Submitted by Alan Skorkin

alan skorkin is a software developer. he is passionate about improving the software industry and making the people around him a little bit happier. alan shares his thoughts about software development, people, and teamwork on his blog

Here are Alan's "Five Rules For Life":

1.) Live by a personal code.
Work out a personal code for yourself - this will be your moral compass and your ethical framework. Draw from secular and religious laws, but don't be bounded by them. Your personal code should always center you and be your anchor if/when life casts you adrift. Your code is not static - it will adjust and change as you adjust and grow as a person, but make sure that following your code always allows you to be proud of yourself as a human being. If you build your personal code well, it will be something you can always fall back on in life when you need to make decisions that are highly complex or grey. With an anchor such as a personal code can give you, societal and peer pressure will be meaningless and you will be better off for it.

2.) Give selflessly.
I am not talking about sweeping global causes, I am talking about giving on a personal level - one human being to another. In the corporate world as well as in life you constantly meet new people. Some will be better-off than you, others will be worse-off; some can help you while others can use your help. Don't make the mistake of only seeking out people who can do something for you. Find those who can really use your help and give it to them without expecting anything in return. This is the secret of building truly meaningful relationships with people. If you have helped people you truly like and admire, you will have – at the very worst – gained a good friend and you can never have too many of those.

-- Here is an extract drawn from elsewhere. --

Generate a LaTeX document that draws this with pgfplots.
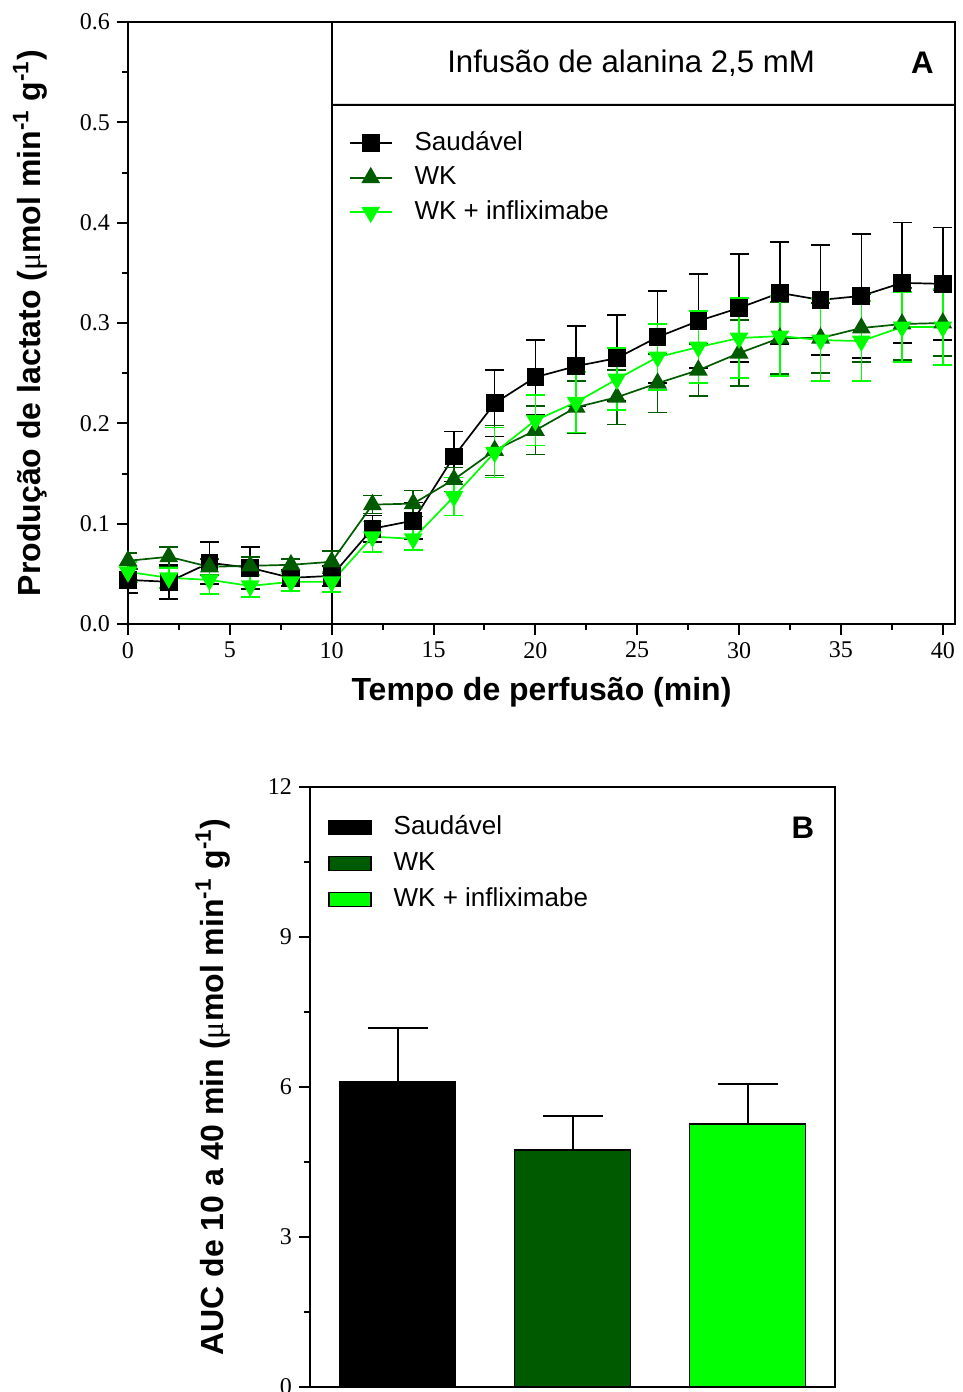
\documentclass[border=0pt]{standalone}
\usepackage{fontspec}
\setmainfont{Liberation Sans}
\newfontfamily\serif{Liberation Serif}
\usepackage{pgfplots}
\pgfplotsset{compat=1.18}
\usepackage{pgfplotstable}

\definecolor{wk}{RGB}{0,90,0}
\definecolor{inf}{RGB}{0,255,0}

% lactate output, mean and SEM
\pgfplotstableread{
t m e
0 0.044 0.013
2 0.042 0.017
4 0.061 0.021
6 0.056 0.021
8 0.046 0.008
10 0.048 0.010
12 0.095 0.013
14 0.103 0.018
16 0.167 0.025
18 0.220 0.033
20 0.246 0.037
22 0.257 0.040
24 0.265 0.043
26 0.286 0.046
28 0.302 0.047
30 0.315 0.054
32 0.330 0.051
34 0.323 0.055
36 0.327 0.062
38 0.340 0.060
40 0.339 0.056
}\saud
\pgfplotstableread{
t m e
0 0.063 0.008
2 0.067 0.010
4 0.057 0.008
6 0.058 0.009
8 0.059 0.006
10 0.062 0.011
12 0.119 0.009
14 0.120 0.013
16 0.144 0.012
18 0.173 0.025
20 0.193 0.024
22 0.216 0.026
24 0.226 0.027
26 0.240 0.029
28 0.253 0.026
30 0.270 0.033
32 0.285 0.036
34 0.285 0.035
36 0.295 0.034
38 0.299 0.036
40 0.300 0.033
}\wkdata
\pgfplotstableread{
t m e
0 0.052 0.010
2 0.046 0.010
4 0.044 0.014
6 0.038 0.011
8 0.042 0.009
10 0.042 0.010
12 0.087 0.015
14 0.085 0.011
16 0.127 0.019
18 0.171 0.025
20 0.203 0.025
22 0.221 0.030
24 0.244 0.031
26 0.266 0.033
28 0.276 0.036
30 0.285 0.040
32 0.287 0.040
34 0.283 0.041
36 0.282 0.040
38 0.296 0.035
40 0.296 0.038
}\infdata

\pgfplotsset{
  panel/.style={scale only axis, tick pos=left, tick align=outside,
    axis line style={line width=1pt}, every tick/.style={black, line width=1pt},
    major tick length=5.5pt, minor tick length=3pt,
    tick label style={font=\serif\fontsize{12}{12}\selectfont},
    /pgf/number format/assume math mode=true,
    label style={font=\bfseries\fontsize{16}{16}\selectfont}},
  errs/.style={error bars/.cd, y dir=both, y explicit,
    error bar style={line width=0.8pt, solid},
    error mark options={rotate=90, mark size=4.75pt, line width=0.8pt}},
  lineleg/.style={legend image code/.code={
    \draw[mark repeat=2, mark phase=2, ##1] plot coordinates {(0pt,0pt) (10.5pt,0pt) (21pt,0pt)};}},
  boxleg/.style={legend image code/.code={
    \draw[##1, draw=black, line width=0.6pt] (0pt,-3.6pt) rectangle (21pt,3.6pt);}},
}

\begin{document}
\begin{tikzpicture}
\useasboundingbox (0,0) rectangle (481.5pt,-696pt);

% panel A
\begin{axis}[panel, at={(64pt,-312pt)}, anchor=south west,
  width=413.5pt, height=301pt,
  xmin=0, xmax=40.6, ymin=0, ymax=0.6,
  xtick={0,5,...,40}, minor x tick num=1,
  ytick={0,0.1,...,0.6}, minor y tick num=1,
  yticklabel style={/pgf/number format/.cd, fixed, fixed zerofill, precision=1},
  extra x ticks={10}, extra x tick labels={},
  extra x tick style={grid=major, major grid style={black, line width=1pt}},
  xlabel={Tempo de perfusão (min)},
  ylabel={Produção de lactato ({\serif\mdseries μ}mol min\textsuperscript{-1} g\textsuperscript{-1})},
  xlabel style={at={(axis description cs:0.5,-0.113)}, anchor=center},
  ylabel style={at={(axis description cs:-0.118,0.5)}, anchor=center},
  lineleg,
  legend style={at={(axis cs:10.53,0.4955)}, anchor=north west, draw=none, fill=none,
    font=\fontsize{13}{13}\selectfont, row sep=5.25pt, column sep=11pt,
    nodes={inner sep=0pt, text height=9.5pt, text depth=2.5pt}},
  legend cell align=left]
\addplot[black, line width=0.85pt, mark=square*, mark size=4pt, mark options={solid, fill=black}, errs]
  table[x=t, y=m, y error=e] {\saud};
\addlegendentry{Saudável}
\addplot[wk, line width=0.85pt, mark=triangle*, mark size=4.6pt, mark options={solid, fill=wk}, errs]
  table[x=t, y=m, y error=e] {\wkdata};
\addlegendentry{WK}
\addplot[inf, line width=0.85pt, mark=triangle*, mark size=4.6pt, mark options={solid, fill=inf, rotate=180}, errs]
  table[x=t, y=m, y error=e] {\infdata};
\addlegendentry{WK + infliximabe}
\draw[line width=1pt] (axis cs:10,0.5175) -- (rel axis cs:1,0.8625);
\node[font=\fontsize{15.6}{15.6}\selectfont] at (axis cs:24.7,0.559) {Infusão de alanina 2,5 mM};
\node[font=\bfseries\fontsize{15.6}{15.6}\selectfont] at (axis cs:39.0,0.559) {A};
\end{axis}

% panel B
\begin{axis}[panel, at={(155pt,-693.5pt)}, anchor=south west,
  width=262.5pt, height=300pt,
  ybar, bar width=58pt,
  xmin=0.5, xmax=3.5, ymin=0, ymax=12,
  xtick=\empty, ytick={0,3,...,12}, minor y tick num=1,
  ylabel={AUC de 10 a 40 min ({\serif\mdseries μ}mol min\textsuperscript{-1} g\textsuperscript{-1})},
  ylabel style={at={(axis description cs:-0.185,0.5)}, anchor=center},
  boxleg,
  legend style={at={(axis cs:0.569,11.52)}, anchor=north west, draw=none, fill=none,
    font=\fontsize{13}{13}\selectfont, row sep=6pt, column sep=11pt,
    nodes={inner sep=0pt, text height=9.5pt, text depth=2.5pt}},
  legend cell align=left]
\addplot[fill=black, draw=black, line width=0.6pt, bar shift=0pt,
  error bars/.cd, y dir=plus, y explicit, error bar style={black, line width=1pt},
  error mark options={rotate=90, mark size=15pt, line width=1pt}]
  coordinates {(1,6.10) +- (0,1.08)};
\addlegendentry{Saudável}
\addplot[fill=wk, draw=black, line width=0.6pt, bar shift=0pt,
  error bars/.cd, y dir=plus, y explicit, error bar style={black, line width=1pt},
  error mark options={rotate=90, mark size=15pt, line width=1pt}]
  coordinates {(2,4.74) +- (0,0.68)};
\addlegendentry{WK}
\addplot[fill=inf, draw=black, line width=0.6pt, bar shift=0pt,
  error bars/.cd, y dir=plus, y explicit, error bar style={black, line width=1pt},
  error mark options={rotate=90, mark size=15pt, line width=1pt}]
  coordinates {(3,5.26) +- (0,0.80)};
\addlegendentry{WK + infliximabe}
\node[font=\bfseries\fontsize{15.6}{15.6}\selectfont] at (axis cs:3.317,11.18) {B};
\end{axis}
\end{tikzpicture}
\end{document}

3.) Draw from the experience of others.
It may surprise you to know that no matter how unique you believe yourself to be, there was at one point someone who has had the exact same thought, dream, or desire as you. There is so much life experience out there available for the taking in books, films, photos, articles, etc. Draw what you can from the successes and failures of others before setting your own path - read, watch, listen, and learn. Distill the experiences that others have had and apply them to your own life - there is nothing wrong with walking a path others have trod before as long as you don't follow their exact same steps. Always remember the old saying, "Wise people learn from the mistakes of others, foolish people – from their own."

4.) Never stop learning.
It may not seem so, but the world is moving at a breakneck pace. There are new ideas and new technologies discovered every minute. You can never keep up with all this knowledge, but you can certainly give it a run for it's money. Keep learning new things whenever you can. Try and gain at least one new piece of knowledge every day, and pick up a new skill every year. Keep your mind agile and embrace change. Don't become one of those people who constantly complain how good things used to be. My great grandma always used to say, "You don't carry knowledge around in a backpack." Knowledge is never a burden - it is the one thing you can always instantly pack up and take with you wherever you go. Make sure your "backpack" is always as full as it can be.

5.) Don't compromise your health for anything.
If there is one thing that life has taught me it is this. Your health is the most precious thing you have and you don't really appreciate it until it is gone. It doesn't really matter what life throws at you, if you're strong and feeling good you can meet the challenges head on. But if your health is compromised nothing is the same, colors are not as bright, food doesn't taste as good and even your loved ones often provide little comfort. Think long and hard before engaging in activities that can permanently compromise your health. And if you have no choice, train and prepare as hard as you can to give yourself the best chance of success. You can fall off the highest mountain and get back on top again if you're strong and healthy, but even the smallest hill can become an insurmountable challenge when your health and vitality are gone.

Alan currently resides in Melbourne, Australia.